- Private Company Employees Who Blow the Whistle on Public Company Fraud Are Protected from Retaliation
- March 17, 2014 | Authors: Allison Anderson; Daniel Marx
- Law Firm: Foley Hoag LLP - Boston Office
When it passed the Sarbanes-Oxley Act of 2002 (“SOX”), Congress established protections against retaliation for “employees” who report fraud at public companies. Since then, however, courts and commentators have disagreed about who are “employees” for the purpose of those protections -- only the employees of public companies or also the employees of private companies? On March 4, 2014, in Lawson v. FMR, LLC, the Supreme Court resolved that controversy, holding that the whistleblower protections of SOX extend to people who work at private companies that contract with or provide services to public companies. In so ruling, the Court broadly defined the class of potential plaintiffs who may file retaliation claims against their employers.
In Lawson, the plaintiffs, Jackie Lawson and Jonathan Zang, worked for investment advisor companies, which were not themselves public companies but which provided investment advisory and management services to public mutual funds.
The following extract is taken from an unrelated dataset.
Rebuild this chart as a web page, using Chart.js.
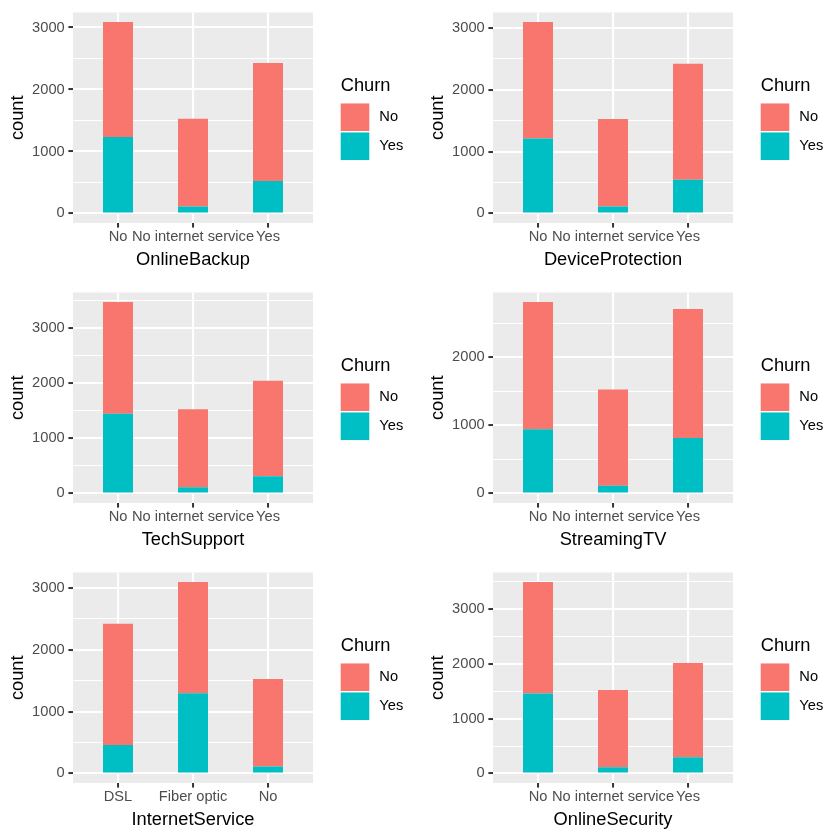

Lawson alleged that she had been constructively discharged after she reported concerns about accounting methods used in operating a mutual fund, and Zang claimed he was fired after reporting inaccuracies in a draft SEC registration statement. They both filed suit in the U.S. District Court for the District of Massachusetts. The District Court initially held that private company employees can seek relief under SOX, but on interlocutory appeal, the Court of Appeals for the First Circuit reversed and dismissed the plaintiffs’ complaint, holding that the whistleblower protections apply only to employees of public companies.
In a 6-3 decision, the Supreme Court held that Lawson and Zang can go forward with their retaliation claims. For a four-member plurality, Justice Ginsburg wrote that, based on the statutory text, “the mischief to which Congress was responding,” and other similar retaliation statutes, the whistleblower provision of SOX “shelters employees of private contractors and subcontractors, just as it shelters employees of the public company served by contractors and subcontractors.” Justice Ginsburg emphasized “Congress’ concern about contractor conduct of the kind that contributed to Enron’s collapse,” asking whether Congress, which enacted SOX in the wake of “the Enron debacle,” would have excluded from whistleblower protection "countless professionals equipped to bring fraud on investors to a halt.”
In her dissent, Justice Sotomayor recognized the long shadow that the Enron collapse cast over the case, but she expressed concern that an expansive reading of SOX was inconsistent with the law’s wording and would lead to “absurd results” in the future. Justice Sotomayor described a parade of private company employees -- from day laborers and checkout clerks to nannies and gardeners -- who provide services to public companies or the officers and directors of public companies and who might now file suits claiming retaliation for their reports of fraud. Justice Sotomayor suggested that Congress did not want to encourage extensive private litigation against private companies but rather “vest[ed] regulatory authority in the hands of experts with the power to sanction wrongdoers” -- the SEC for lawyers and the PCAOB of accountants, for example.
After Lawson, private companies, such as law firms, accounting firms and investment advisory companies, that contract with or provide services to public companies can be sued under SOX’s whistleblower provision if they retaliate against their own employees for reporting fraud at public companies. The full extent of this potential liability remains unclear from the decision. The dissent feared that the Court had opened the floodgates to claims by countless employees with no exposure whatsoever to investor-related activity, but the majority dismissed those “fanciful visions,” concluding that the Court need not “determine the bounds” of the whistleblower protection in Lawson, because this case presented a “mainstream application” of the law and the retaliation claims by Lawson and Zang “fall squarely within Congress’ aim” in enacting the relevant provisions of SOX.